### DATASET EXCERPT
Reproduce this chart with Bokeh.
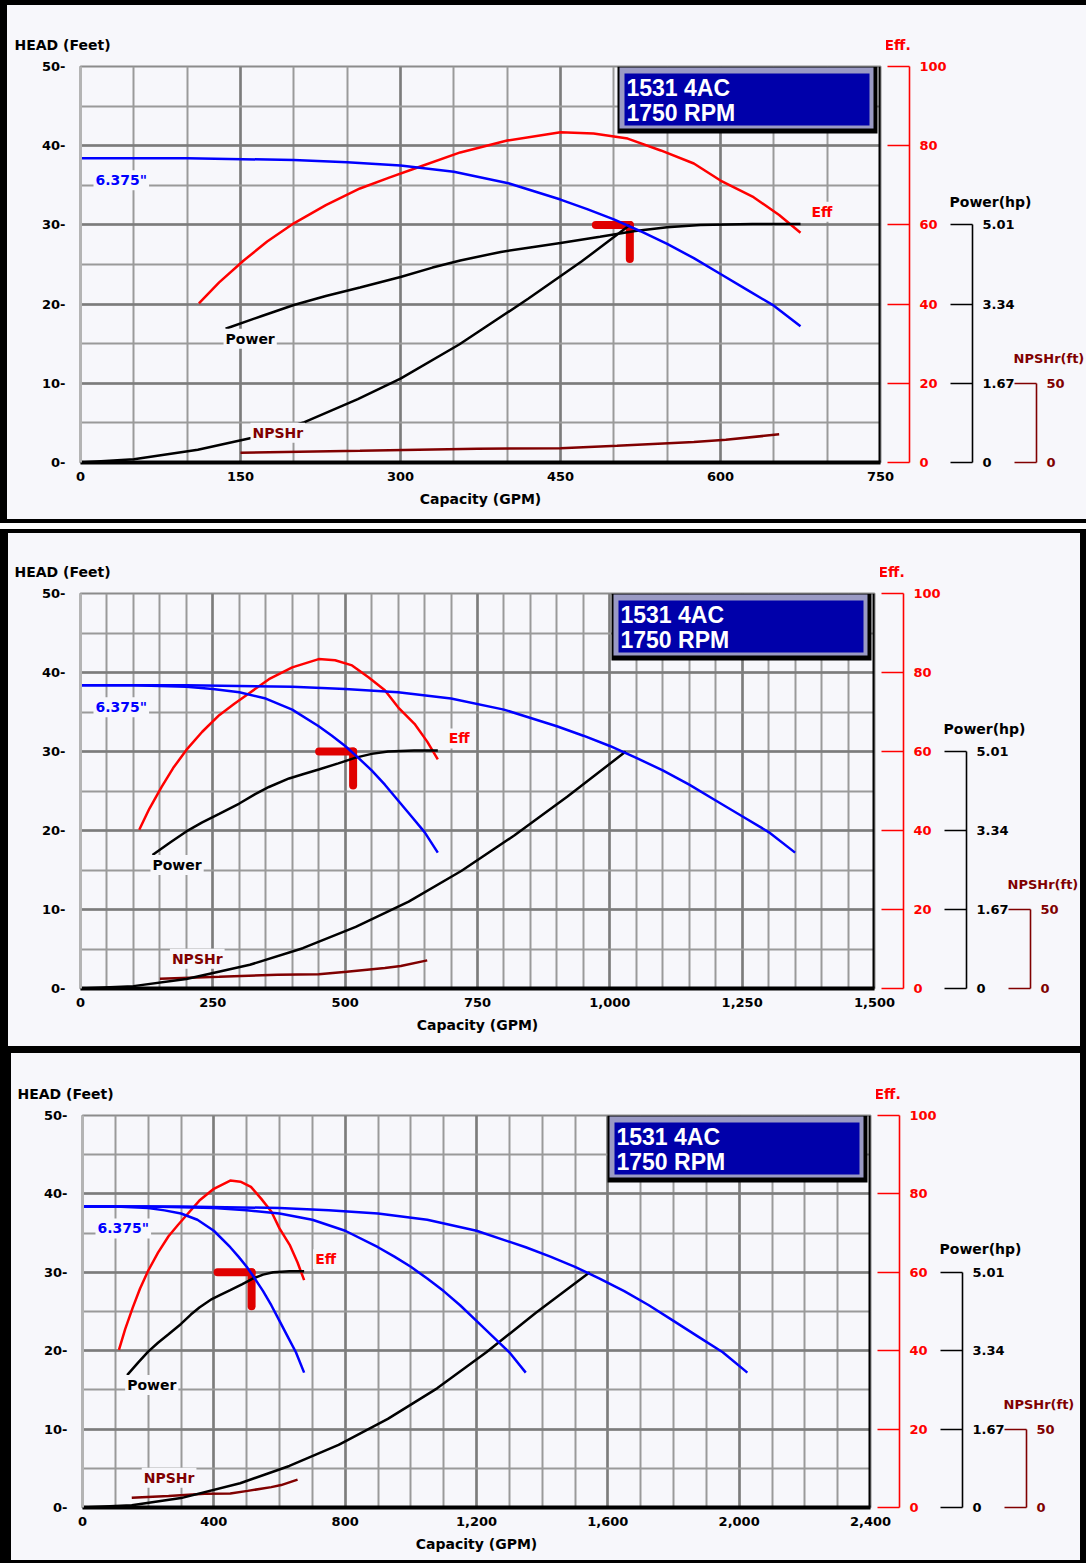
import math
from bokeh.plotting import figure
from bokeh.layouts import column, row
from bokeh.models import (Range1d, LinearAxis, FixedTicker, CustomJSTickFormatter,
                          NumeralTickFormatter, Label, Span, Title, Spacer)
from bokeh.embed import file_html
from bokeh.resources import INLINE

# ---------------- values ----------------
head_ticks = [0, 10, 20, 30, 40, 50]
head_minor = [0, 5, 10, 15, 20, 25, 30, 35, 40, 45, 50]
eff_ticks = [0, 20, 40, 60, 80, 100]
power_ticks = [0, 1.67, 3.34, 5.01]
npsh_ticks = [0, 50]

p1_x_ticks = [0, 150, 300, 450, 600, 750]
p1_x_minor = [0, 50, 100, 150, 200, 250, 300, 350, 400, 450, 500, 550, 600, 650, 700, 750]
p2_x_ticks = [0, 250, 500, 750, 1000, 1250, 1500]
p2_x_minor = [0, 50, 100, 150, 200, 250, 300, 350, 400, 450, 500, 550, 600, 650, 700, 750,
              800, 850, 900, 950, 1000, 1050, 1100, 1150, 1200, 1250, 1300, 1350, 1400, 1450, 1500]
p3_x_ticks = [0, 400, 800, 1200, 1600, 2000, 2400]
p3_x_minor = [0, 100, 200, 300, 400, 500, 600, 700, 800, 900, 1000, 1100, 1200, 1300, 1400, 1500,
              1600, 1700, 1800, 1900, 2000, 2100, 2200, 2300, 2400]

# pump head curve, 6.375" impeller: one pump, two and three pumps in parallel
pump1_q = [0, 100, 200, 250, 300, 350, 400, 450, 475, 500, 525, 550, 575, 600, 625, 650, 675]
pump2_q = [0, 200, 400, 500, 600, 700, 800, 900, 950, 1000, 1050, 1100, 1150, 1200, 1250, 1300, 1350]
pump3_q = [0, 300, 600, 750, 900, 1050, 1200, 1350, 1425, 1500, 1575, 1650, 1725, 1800, 1875,
           1950, 2025]
pump_head = [38.4, 38.4, 38.2, 37.9, 37.5, 36.7, 35.3, 33.2, 32.0, 30.7, 29.2, 27.6, 25.8, 23.8,
             21.8, 19.8, 17.2]

# efficiency (%)
eff_q = [111, 130, 153, 175, 200, 230, 262, 290, 316, 356, 400, 450, 481, 513, 544, 575, 600,
         631, 655, 675]
eff_pct = [40.2, 45.5, 51.0, 55.8, 60.4, 65.0, 69.2, 72.0, 74.5, 78.3, 81.3, 83.4, 83.1, 81.8,
           78.8, 75.5, 71.2, 67.0, 62.5, 58.0]

# power (hp)
power_q = [136, 170, 200, 230, 262, 300, 330, 356, 394, 420, 450, 487, 520, 550, 581, 630, 675]
power_hp = [2.82, 3.09, 3.32, 3.51, 3.69, 3.91, 4.11, 4.26, 4.44, 4.53, 4.63, 4.76, 4.88, 4.96,
            5.01, 5.03, 5.03]

# NPSHr (ft)
npsh_q = [150, 262, 372, 450, 503, 575, 605, 655]
npsh_ft = [6.2, 7.4, 8.7, 9.0, 10.6, 13.0, 14.3, 17.8]

# system curves (one per panel)
sys1_q = [0, 50, 110, 160, 210, 260, 300, 355, 420, 470, 515]
sys1_head = [0, 0.4, 1.6, 3.1, 5.1, 8.0, 10.6, 14.9, 20.7, 25.4, 30.0]
sys2_q = [0, 100, 200, 320, 420, 520, 620, 720, 820, 920, 1030]
sys2_head = [0, 0.3, 1.2, 3.0, 5.1, 7.8, 11.0, 14.9, 19.4, 24.3, 30.0]
sys3_q = [0, 150, 300, 480, 630, 780, 930, 1080, 1230, 1380, 1545]
sys3_head = [0, 0.3, 1.2, 3.1, 5.3, 8.0, 11.3, 15.2, 19.8, 24.8, 30.0]

# best efficiency point marker
bep_q = [515]
bep_head = [30]

title_lines = ["1531 4AC", "1750 RPM"]
impeller = '6.375"'

# ---------------- styling ----------------
BG = "#f7f7fb"
RED = "#ff0000"
MARKER = "#e00000"
MAROON = "#800000"
BLUE = "#0000ff"
FONT = "DejaVu Sans"
POWER_K = 5.01 / 30.0
TITLE_STANDOFF = 28


def txt(obj, prefix, color, size):
    setattr(obj, prefix + "text_font", FONT)
    setattr(obj, prefix + "text_font_style", "bold")
    setattr(obj, prefix + "text_font_size", size)
    setattr(obj, prefix + "text_color", color)


def label(p, text, x, y, dx, dy, color, align="left", bg=None, y_range_name="default", size="14px"):
    kw = dict(x=x, y=y, x_offset=dx, y_offset=dy, text=text, text_color=color,
              text_font=FONT, text_font_style="bold", text_font_size=size,
              text_align=align, text_baseline="middle", y_range_name=y_range_name)
    if bg:
        kw.update(background_fill_color=bg, padding=2)
    p.add_layout(Label(**kw))


def gap_axis(width):
    """invisible right-hand axis used only to space the secondary scales"""
    return LinearAxis(ticker=FixedTicker(ticks=[25]),
                      formatter=CustomJSTickFormatter(code="return ''"),
                      axis_line_color=None,
                      major_tick_line_color=None, minor_tick_line_color=None,
                      major_tick_out=width, major_tick_in=0, minor_tick_out=0, minor_tick_in=0,
                      major_label_standoff=0)


def scale_axis(name, ticks, color, bounds):
    ax = LinearAxis(y_range_name=name, ticker=FixedTicker(ticks=ticks),
                    formatter=CustomJSTickFormatter(code="return String(tick)"),
                    bounds=bounds,
                    axis_line_color=color, axis_line_width=1.6,
                    major_tick_line_color=color, major_tick_line_width=1.6,
                    major_tick_in=22, major_tick_out=0, minor_tick_out=0, minor_tick_in=0,
                    minor_tick_line_color=None, major_label_standoff=10)
    txt(ax, "major_label_", color, "13px")
    return ax


def panel(geom, x_end, x_ticks, x_minor, heads, sys_q, sys_h):
    rx, ry, rw, rh = geom["row"]
    fl, fr, ft, fb = geom["frame"]
    fw, fh = fr - fl, fb - ft
    ux = x_end / fw          # data units per pixel
    uy = 50.0 / fh

    # ---------- main chart ----------
    p = figure(width=rw, height=rh, x_range=Range1d(0, x_end), y_range=Range1d(0, 50),
               output_backend="svg", toolbar_location=None,
               min_border_left=fl - rx, min_border_right=rx + rw - fr,
               min_border_top=ft - ry, min_border_bottom=ry + rh - fb,
               background_fill_color=BG, border_fill_color=BG,
               outline_line_color="#8c8c8c", outline_line_width=2)
    p.extra_y_ranges = {"eff": Range1d(0, 100), "power": Range1d(0, 50 * POWER_K),
                        "npsh": Range1d(0, 250)}

    p.xgrid.ticker = FixedTicker(ticks=x_ticks, minor_ticks=x_minor)
    p.ygrid.ticker = FixedTicker(ticks=head_ticks, minor_ticks=head_minor)
    for g in (p.xgrid[0], p.ygrid[0]):
        g.grid_line_color = "#7c7c7c"
        g.grid_line_width = 2.5
        g.minor_grid_line_color = "#9a9a9a"
        g.minor_grid_line_width = 2

    xa = p.xaxis[0]
    xa.ticker = FixedTicker(ticks=x_ticks)
    xa.formatter = NumeralTickFormatter(format="0,0")
    xa.major_tick_line_color = None
    xa.minor_tick_line_color = None
    xa.major_tick_out = 0
    xa.major_tick_in = 0
    xa.axis_line_color = "#000000"
    xa.axis_line_width = 4
    xa.major_label_standoff = 9
    txt(xa, "major_label_", "#000000", "13px")
    xa.axis_label = "Capacity (GPM)"
    xa.axis_label_standoff = 7
    txt(xa, "axis_label_", "#000000", "14px")

    ya = p.yaxis[0]
    ya.ticker = FixedTicker(ticks=head_ticks)
    ya.formatter = CustomJSTickFormatter(code="return tick + '-'")
    ya.major_tick_line_color = None
    ya.minor_tick_line_color = None
    ya.major_tick_out = 0
    ya.major_tick_in = 0
    ya.axis_line_color = "#b4b4b4"
    ya.axis_line_width = 3
    ya.major_label_standoff = 15
    txt(ya, "major_label_", "#000000", "13px")

    p.add_layout(Span(location=x_end, dimension="height", line_color="#000000", line_width=4))

    # secondary scales, stacked outward from the frame
    p.add_layout(gap_axis(29), "right")
    p.add_layout(scale_axis("eff", eff_ticks, RED, (0, 100)), "right")
    p.add_layout(gap_axis(23), "right")
    p.add_layout(scale_axis("power", power_ticks, "#000000", (0, 5.01)), "right")
    p.add_layout(gap_axis(19), "right")
    p.add_layout(scale_axis("npsh", npsh_ticks, MAROON, (0, 50)), "right")

    p.add_layout(Title(text="HEAD (Feet)", align="left", offset=geom["head_x"] - fl,
                       standoff=TITLE_STANDOFF,
                       text_font=FONT, text_font_style="bold", text_font_size="14px",
                       text_color="#000000"), "above")

    # best efficiency marker (under the curves)
    for ang in (math.pi, -math.pi / 2):
        p.ray(x=bep_q, y=bep_head, length=34, length_units="screen", angle=ang,
              line_color=MARKER, line_width=8, line_cap="round")

    p.line(eff_q, eff_pct, y_range_name="eff", line_color=RED, line_width=2.5)
    p.line(npsh_q, npsh_ft, y_range_name="npsh", line_color=MAROON, line_width=2.5)
    p.line(sys_q, sys_h, line_color="#000000", line_width=2.5)
    p.line(power_q, power_hp, y_range_name="power", line_color="#000000", line_width=2.5)
    for q in heads:
        p.line(q, pump_head, line_color=BLUE, line_width=2.5)

    label(p, impeller, 0, pump_head[0], 13, -22, BLUE, bg=BG)
    label(p, "Power", power_q[0], power_hp[0], -2, -10, "#000000", bg=BG, y_range_name="power")
    label(p, "NPSHr", npsh_q[0], npsh_ft[0], 10, 20, MAROON, bg=BG, y_range_name="npsh")
    label(p, "Eff", eff_q[-1], eff_pct[-1], 9, 21, RED, bg=BG, y_range_name="eff")

    # title box in the top-right corner of the frame
    layers = [(263, 3, 0, 67, "#000000"),
              (261, 7, 1, 62, "#9a9ac4"),
              (256, 11, 7, 59, "#0000aa")]
    for l_px, r_px, t_px, b_px, c in layers:
        p.quad(left=[x_end - l_px * ux], right=[x_end - r_px * ux],
               top=[50 - t_px * uy], bottom=[50 - b_px * uy], fill_color=c, line_color=None)
    for i, t in enumerate(title_lines):
        p.add_layout(Label(x=x_end - 254 * ux, y=50, y_offset=-21 - 25 * i, text=t,
                           text_color="#ffffff", text_font="Liberation Sans",
                           text_font_style="bold", text_font_size="23px",
                           text_baseline="middle"))

    # ---------- transparent overlay carrying the scale titles ----------
    sw = rx + rw - (fr + 6)
    s = figure(width=sw, height=rh, x_range=Range1d(6, 6 + sw), y_range=Range1d(0, 50),
               output_backend="svg", toolbar_location=None,
               x_axis_location=None, y_axis_location=None,
               min_border=0, min_border_left=0, min_border_right=0,
               min_border_top=ft - ry, min_border_bottom=ry + rh - fb,
               background_fill_color=None, border_fill_color=None, outline_line_color=None,
               margin=(0, 0, 0, -sw))
    s.xgrid.visible = False
    s.ygrid.visible = False
    s.extra_y_ranges = {"power": Range1d(0, 50 * POWER_K), "npsh": Range1d(0, 250)}
    s.add_layout(Title(text="Eff.", align="left", offset=-2, standoff=TITLE_STANDOFF,
                       text_font=FONT, text_font_style="bold", text_font_size="14px",
                       text_color=RED), "above")
    label(s, "Power(hp)", 91, 5.01, -22, 23, "#000000", y_range_name="power")
    label(s, "NPSHr(ft)", 155, 50, -22, 25, MAROON, y_range_name="npsh", size="13px")

    return row(p, s, spacing=0, styles={"background-color": BG})


G1 = {"row": (7, 5, 1079, 514), "frame": (80, 880, 66, 462), "head_x": 14}
G2 = {"row": (8, 533, 1072, 513), "frame": (80, 874, 593, 988), "head_x": 14}
G3 = {"row": (11, 1053, 1069, 507), "frame": (82, 870, 1115, 1507), "head_x": 17}

r1 = panel(G1, 750, p1_x_ticks, p1_x_minor, [pump1_q], sys1_q, sys1_head)
r2 = panel(G2, 1500, p2_x_ticks, p2_x_minor, [pump1_q, pump2_q], sys2_q, sys2_head)
r3 = panel(G3, 2400, p3_x_ticks, p3_x_minor, [pump1_q, pump2_q, pump3_q], sys3_q, sys3_head)
r1.margin = (5, 0, 0, 7)
r2.margin = (0, 6, 0, 8)
r3.margin = (7, 6, 3, 11)
strip = Spacer(width=1086, height=6, margin=(4, 0, 4, 0), styles={"background-color": "#ffffff"})

layout = column(r1, strip, r2, r3, spacing=0, styles={"background-color": "#000000"})
open("out.html", "w").write(file_html(layout, INLINE, title="1531 4AC pump curves"))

### TASK STATEMENT
Every line from the top of the material above through the line with "21.8, 19.8, 17.2]" should be duplicated exactly, please; leave out the pictures.

### RIGHT ANSWER
Reproduce this chart with Bokeh.
import math
from bokeh.plotting import figure
from bokeh.layouts import column, row
from bokeh.models import (Range1d, LinearAxis, FixedTicker, CustomJSTickFormatter,
                          NumeralTickFormatter, Label, Span, Title, Spacer)
from bokeh.embed import file_html
from bokeh.resources import INLINE

# ---------------- values ----------------
head_ticks = [0, 10, 20, 30, 40, 50]
head_minor = [0, 5, 10, 15, 20, 25, 30, 35, 40, 45, 50]
eff_ticks = [0, 20, 40, 60, 80, 100]
power_ticks = [0, 1.67, 3.34, 5.01]
npsh_ticks = [0, 50]

p1_x_ticks = [0, 150, 300, 450, 600, 750]
p1_x_minor = [0, 50, 100, 150, 200, 250, 300, 350, 400, 450, 500, 550, 600, 650, 700, 750]
p2_x_ticks = [0, 250, 500, 750, 1000, 1250, 1500]
p2_x_minor = [0, 50, 100, 150, 200, 250, 300, 350, 400, 450, 500, 550, 600, 650, 700, 750,
              800, 850, 900, 950, 1000, 1050, 1100, 1150, 1200, 1250, 1300, 1350, 1400, 1450, 1500]
p3_x_ticks = [0, 400, 800, 1200, 1600, 2000, 2400]
p3_x_minor = [0, 100, 200, 300, 400, 500, 600, 700, 800, 900, 1000, 1100, 1200, 1300, 1400, 1500,
              1600, 1700, 1800, 1900, 2000, 2100, 2200, 2300, 2400]

# pump head curve, 6.375" impeller: one pump, two and three pumps in parallel
pump1_q = [0, 100, 200, 250, 300, 350, 400, 450, 475, 500, 525, 550, 575, 600, 625, 650, 675]
pump2_q = [0, 200, 400, 500, 600, 700, 800, 900, 950, 1000, 1050, 1100, 1150, 1200, 1250, 1300, 1350]
pump3_q = [0, 300, 600, 750, 900, 1050, 1200, 1350, 1425, 1500, 1575, 1650, 1725, 1800, 1875,
           1950, 2025]
pump_head = [38.4, 38.4, 38.2, 37.9, 37.5, 36.7, 35.3, 33.2, 32.0, 30.7, 29.2, 27.6, 25.8, 23.8,
             21.8, 19.8, 17.2]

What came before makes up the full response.